↓↓↓

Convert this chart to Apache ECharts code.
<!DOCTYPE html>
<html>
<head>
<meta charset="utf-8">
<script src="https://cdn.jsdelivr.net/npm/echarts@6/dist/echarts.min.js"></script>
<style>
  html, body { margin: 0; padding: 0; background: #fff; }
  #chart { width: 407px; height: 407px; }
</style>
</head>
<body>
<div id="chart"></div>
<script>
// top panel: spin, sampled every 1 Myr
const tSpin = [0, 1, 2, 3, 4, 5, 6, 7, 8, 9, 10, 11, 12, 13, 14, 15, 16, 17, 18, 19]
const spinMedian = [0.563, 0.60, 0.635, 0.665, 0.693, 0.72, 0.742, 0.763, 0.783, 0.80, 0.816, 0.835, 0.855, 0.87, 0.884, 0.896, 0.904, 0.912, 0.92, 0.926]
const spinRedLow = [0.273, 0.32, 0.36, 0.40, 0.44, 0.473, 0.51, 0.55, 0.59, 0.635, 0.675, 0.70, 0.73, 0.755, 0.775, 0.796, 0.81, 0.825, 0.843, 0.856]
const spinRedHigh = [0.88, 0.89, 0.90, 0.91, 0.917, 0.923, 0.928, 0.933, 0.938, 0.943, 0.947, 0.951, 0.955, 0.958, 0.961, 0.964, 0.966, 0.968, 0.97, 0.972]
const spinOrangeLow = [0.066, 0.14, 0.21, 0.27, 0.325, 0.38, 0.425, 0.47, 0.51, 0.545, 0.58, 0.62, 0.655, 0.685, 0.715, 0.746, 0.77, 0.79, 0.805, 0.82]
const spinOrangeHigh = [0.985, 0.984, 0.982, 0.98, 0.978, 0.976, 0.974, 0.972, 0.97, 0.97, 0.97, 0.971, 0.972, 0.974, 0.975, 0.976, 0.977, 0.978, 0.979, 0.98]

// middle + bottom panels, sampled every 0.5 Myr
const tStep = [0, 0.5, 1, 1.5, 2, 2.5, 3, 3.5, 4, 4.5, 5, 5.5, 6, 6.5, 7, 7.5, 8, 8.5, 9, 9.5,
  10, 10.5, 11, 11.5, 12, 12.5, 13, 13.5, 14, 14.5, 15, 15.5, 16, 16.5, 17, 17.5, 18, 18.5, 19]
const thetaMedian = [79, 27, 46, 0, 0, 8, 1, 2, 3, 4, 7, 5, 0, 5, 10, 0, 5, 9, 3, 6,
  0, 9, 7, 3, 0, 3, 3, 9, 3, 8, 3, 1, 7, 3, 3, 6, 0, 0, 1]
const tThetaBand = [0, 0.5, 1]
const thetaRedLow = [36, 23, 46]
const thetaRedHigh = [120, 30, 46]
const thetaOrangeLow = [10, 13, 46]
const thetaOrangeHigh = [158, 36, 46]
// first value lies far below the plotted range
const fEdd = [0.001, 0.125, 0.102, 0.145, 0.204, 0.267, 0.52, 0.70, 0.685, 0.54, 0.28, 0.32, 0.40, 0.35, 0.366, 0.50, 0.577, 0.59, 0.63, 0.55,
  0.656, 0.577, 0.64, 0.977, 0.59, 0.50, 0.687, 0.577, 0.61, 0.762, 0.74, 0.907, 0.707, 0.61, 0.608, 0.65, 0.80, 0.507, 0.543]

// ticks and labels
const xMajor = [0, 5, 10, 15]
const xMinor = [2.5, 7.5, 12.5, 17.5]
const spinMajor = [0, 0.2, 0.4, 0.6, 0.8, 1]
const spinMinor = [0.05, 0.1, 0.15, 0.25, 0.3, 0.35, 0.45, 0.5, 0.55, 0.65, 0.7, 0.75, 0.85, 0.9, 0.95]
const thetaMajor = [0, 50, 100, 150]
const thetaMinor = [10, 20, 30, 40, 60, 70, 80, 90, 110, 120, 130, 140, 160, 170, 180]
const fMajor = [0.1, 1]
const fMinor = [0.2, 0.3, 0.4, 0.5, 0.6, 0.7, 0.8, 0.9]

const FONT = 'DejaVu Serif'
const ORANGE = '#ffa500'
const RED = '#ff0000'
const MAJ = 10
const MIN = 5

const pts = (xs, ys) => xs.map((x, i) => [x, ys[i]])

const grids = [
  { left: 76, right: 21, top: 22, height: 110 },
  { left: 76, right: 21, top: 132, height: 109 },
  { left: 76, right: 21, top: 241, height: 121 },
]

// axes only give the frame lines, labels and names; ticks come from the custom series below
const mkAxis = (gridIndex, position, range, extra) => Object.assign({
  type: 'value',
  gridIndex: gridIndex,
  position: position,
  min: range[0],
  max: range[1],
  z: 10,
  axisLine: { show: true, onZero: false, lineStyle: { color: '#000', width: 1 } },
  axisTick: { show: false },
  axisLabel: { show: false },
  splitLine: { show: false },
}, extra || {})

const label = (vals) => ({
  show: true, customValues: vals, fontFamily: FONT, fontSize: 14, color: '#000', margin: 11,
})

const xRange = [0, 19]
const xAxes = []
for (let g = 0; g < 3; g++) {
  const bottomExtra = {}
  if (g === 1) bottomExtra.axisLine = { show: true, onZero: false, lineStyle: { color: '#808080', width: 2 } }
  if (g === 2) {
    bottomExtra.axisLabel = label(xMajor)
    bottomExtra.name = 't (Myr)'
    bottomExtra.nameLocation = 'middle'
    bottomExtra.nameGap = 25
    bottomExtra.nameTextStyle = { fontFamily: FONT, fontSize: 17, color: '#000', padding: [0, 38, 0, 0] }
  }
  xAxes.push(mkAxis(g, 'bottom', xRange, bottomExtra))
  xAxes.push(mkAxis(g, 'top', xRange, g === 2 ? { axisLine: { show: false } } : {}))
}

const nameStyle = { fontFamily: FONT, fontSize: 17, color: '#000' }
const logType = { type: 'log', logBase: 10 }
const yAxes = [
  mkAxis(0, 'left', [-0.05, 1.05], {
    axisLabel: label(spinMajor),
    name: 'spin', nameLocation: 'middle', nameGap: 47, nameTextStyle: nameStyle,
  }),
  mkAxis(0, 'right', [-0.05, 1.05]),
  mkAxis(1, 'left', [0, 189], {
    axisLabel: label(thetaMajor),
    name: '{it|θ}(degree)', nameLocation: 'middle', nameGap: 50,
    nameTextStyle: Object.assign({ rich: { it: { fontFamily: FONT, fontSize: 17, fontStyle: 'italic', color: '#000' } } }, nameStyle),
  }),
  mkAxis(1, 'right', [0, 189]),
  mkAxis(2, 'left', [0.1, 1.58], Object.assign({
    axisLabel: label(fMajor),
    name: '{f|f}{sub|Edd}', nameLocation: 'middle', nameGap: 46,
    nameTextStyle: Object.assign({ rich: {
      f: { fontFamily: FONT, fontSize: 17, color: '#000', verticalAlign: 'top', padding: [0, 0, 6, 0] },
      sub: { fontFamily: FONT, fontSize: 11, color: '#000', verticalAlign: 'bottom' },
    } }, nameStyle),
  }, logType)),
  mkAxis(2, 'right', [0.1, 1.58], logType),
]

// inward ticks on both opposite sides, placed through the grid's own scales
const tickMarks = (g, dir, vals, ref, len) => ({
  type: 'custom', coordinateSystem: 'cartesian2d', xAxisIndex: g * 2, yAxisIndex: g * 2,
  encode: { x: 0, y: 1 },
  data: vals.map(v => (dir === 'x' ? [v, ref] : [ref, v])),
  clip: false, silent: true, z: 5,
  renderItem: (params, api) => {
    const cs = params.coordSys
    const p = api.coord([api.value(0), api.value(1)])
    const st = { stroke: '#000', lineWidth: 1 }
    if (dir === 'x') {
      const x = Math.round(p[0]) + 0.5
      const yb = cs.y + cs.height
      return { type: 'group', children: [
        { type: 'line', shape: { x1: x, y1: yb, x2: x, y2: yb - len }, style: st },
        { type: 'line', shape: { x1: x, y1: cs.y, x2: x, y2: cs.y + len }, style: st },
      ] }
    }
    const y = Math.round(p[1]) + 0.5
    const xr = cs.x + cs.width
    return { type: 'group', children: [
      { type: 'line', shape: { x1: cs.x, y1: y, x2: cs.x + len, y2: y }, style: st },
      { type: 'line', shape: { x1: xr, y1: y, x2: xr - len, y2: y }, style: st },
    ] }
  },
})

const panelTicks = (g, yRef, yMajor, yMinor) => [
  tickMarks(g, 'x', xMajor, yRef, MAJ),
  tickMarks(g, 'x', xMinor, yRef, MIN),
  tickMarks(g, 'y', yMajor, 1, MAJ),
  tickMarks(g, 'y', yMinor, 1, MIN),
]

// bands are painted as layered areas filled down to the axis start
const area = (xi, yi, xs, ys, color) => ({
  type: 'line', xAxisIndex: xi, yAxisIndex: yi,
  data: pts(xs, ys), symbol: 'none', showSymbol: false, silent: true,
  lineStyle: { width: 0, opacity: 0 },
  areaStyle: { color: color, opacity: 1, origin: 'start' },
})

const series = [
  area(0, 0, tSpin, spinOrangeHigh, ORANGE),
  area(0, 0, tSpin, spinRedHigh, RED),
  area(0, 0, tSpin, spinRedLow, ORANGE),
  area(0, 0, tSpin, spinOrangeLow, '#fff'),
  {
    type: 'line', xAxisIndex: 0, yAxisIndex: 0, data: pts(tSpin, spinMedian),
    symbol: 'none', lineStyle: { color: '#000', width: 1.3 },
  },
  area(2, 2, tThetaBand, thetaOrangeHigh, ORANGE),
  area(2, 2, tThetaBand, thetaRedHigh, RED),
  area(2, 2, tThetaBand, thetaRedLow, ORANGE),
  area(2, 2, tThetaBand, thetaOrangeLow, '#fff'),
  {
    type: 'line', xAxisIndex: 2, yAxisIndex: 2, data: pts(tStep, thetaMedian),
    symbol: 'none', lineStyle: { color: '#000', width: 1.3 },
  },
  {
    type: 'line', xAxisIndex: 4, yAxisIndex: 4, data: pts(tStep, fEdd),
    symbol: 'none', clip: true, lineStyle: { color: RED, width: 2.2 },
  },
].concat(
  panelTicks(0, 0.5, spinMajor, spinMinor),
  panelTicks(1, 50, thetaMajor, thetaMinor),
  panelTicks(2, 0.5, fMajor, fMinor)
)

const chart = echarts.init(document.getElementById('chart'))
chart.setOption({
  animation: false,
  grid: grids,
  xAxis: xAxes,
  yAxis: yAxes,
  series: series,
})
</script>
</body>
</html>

↑↑↑
↓↓↓

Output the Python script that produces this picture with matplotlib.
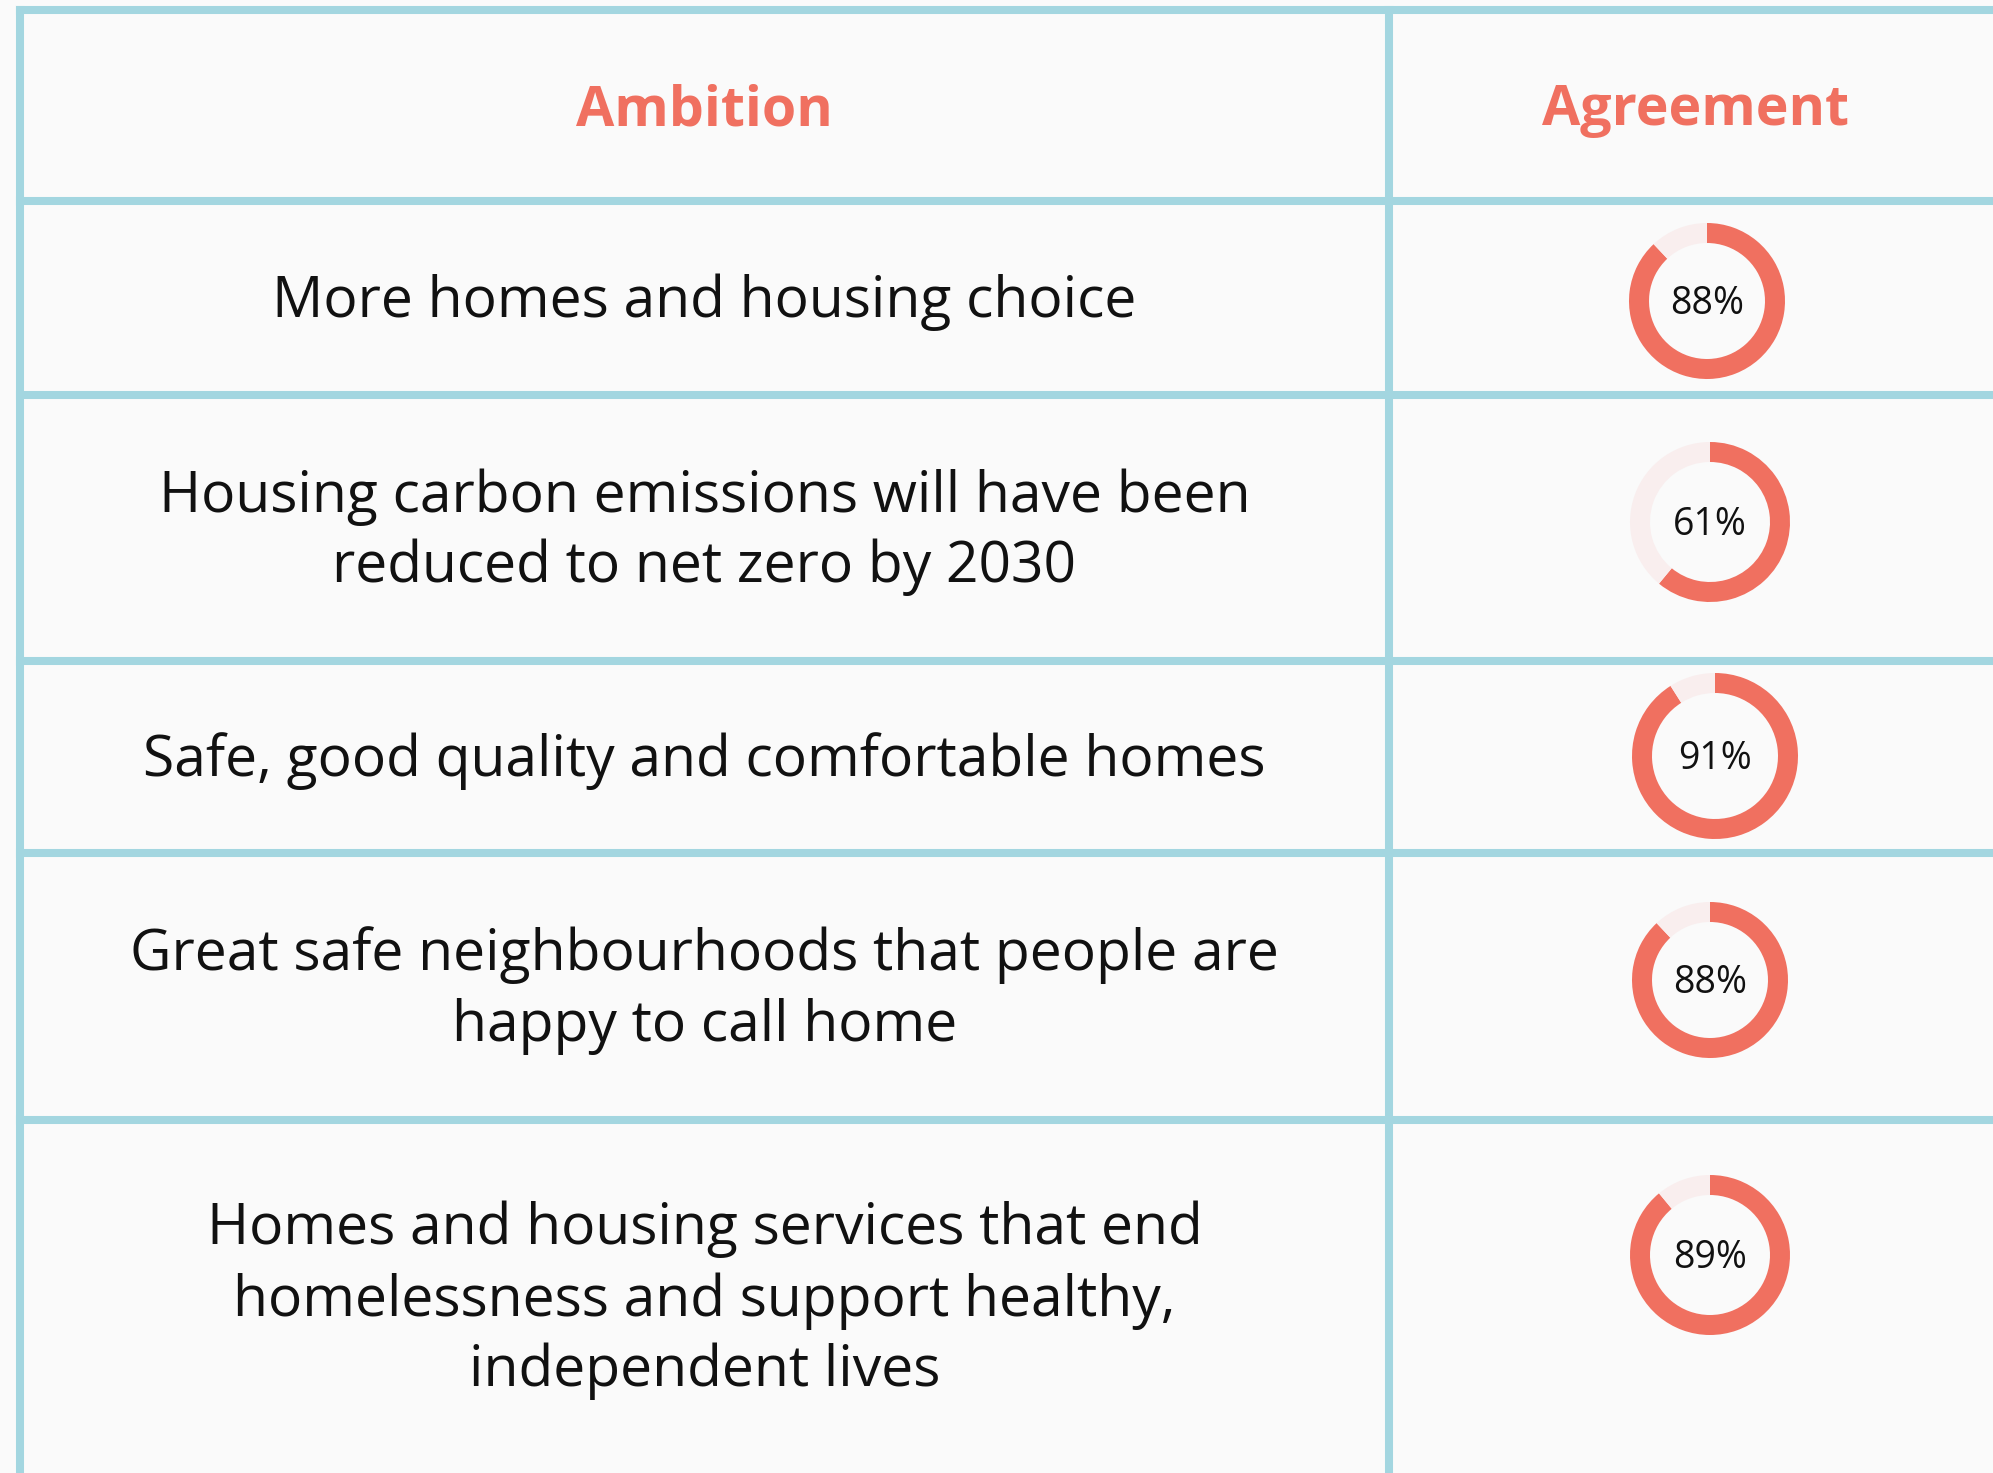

↑↑↑
↓↓↓

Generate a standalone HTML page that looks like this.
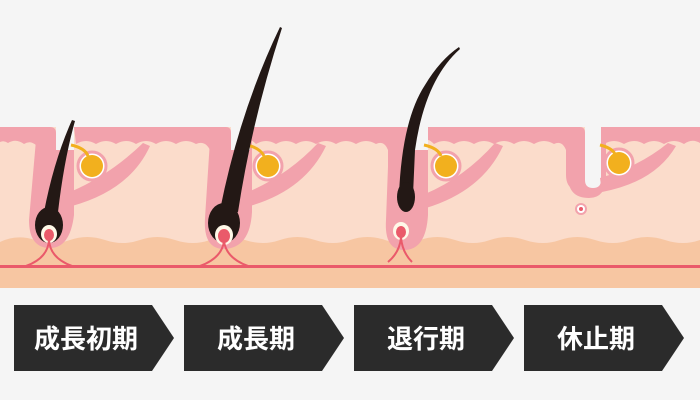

↑↑↑

EXERCISE BRIEF = Among the records above, extract exactly the lines from the line with "Convert this chart to Apache ECharts code." to the line with "0.978, 0.979, 0.98]", both lines included, and leave out the rest.

RESPONSE TO THIS TASK =
Convert this chart to Apache ECharts code.
<!DOCTYPE html>
<html>
<head>
<meta charset="utf-8">
<script src="https://cdn.jsdelivr.net/npm/echarts@6/dist/echarts.min.js"></script>
<style>
  html, body { margin: 0; padding: 0; background: #fff; }
  #chart { width: 407px; height: 407px; }
</style>
</head>
<body>
<div id="chart"></div>
<script>
// top panel: spin, sampled every 1 Myr
const tSpin = [0, 1, 2, 3, 4, 5, 6, 7, 8, 9, 10, 11, 12, 13, 14, 15, 16, 17, 18, 19]
const spinMedian = [0.563, 0.60, 0.635, 0.665, 0.693, 0.72, 0.742, 0.763, 0.783, 0.80, 0.816, 0.835, 0.855, 0.87, 0.884, 0.896, 0.904, 0.912, 0.92, 0.926]
const spinRedLow = [0.273, 0.32, 0.36, 0.40, 0.44, 0.473, 0.51, 0.55, 0.59, 0.635, 0.675, 0.70, 0.73, 0.755, 0.775, 0.796, 0.81, 0.825, 0.843, 0.856]
const spinRedHigh = [0.88, 0.89, 0.90, 0.91, 0.917, 0.923, 0.928, 0.933, 0.938, 0.943, 0.947, 0.951, 0.955, 0.958, 0.961, 0.964, 0.966, 0.968, 0.97, 0.972]
const spinOrangeLow = [0.066, 0.14, 0.21, 0.27, 0.325, 0.38, 0.425, 0.47, 0.51, 0.545, 0.58, 0.62, 0.655, 0.685, 0.715, 0.746, 0.77, 0.79, 0.805, 0.82]
const spinOrangeHigh = [0.985, 0.984, 0.982, 0.98, 0.978, 0.976, 0.974, 0.972, 0.97, 0.97, 0.97, 0.971, 0.972, 0.974, 0.975, 0.976, 0.977, 0.978, 0.979, 0.98]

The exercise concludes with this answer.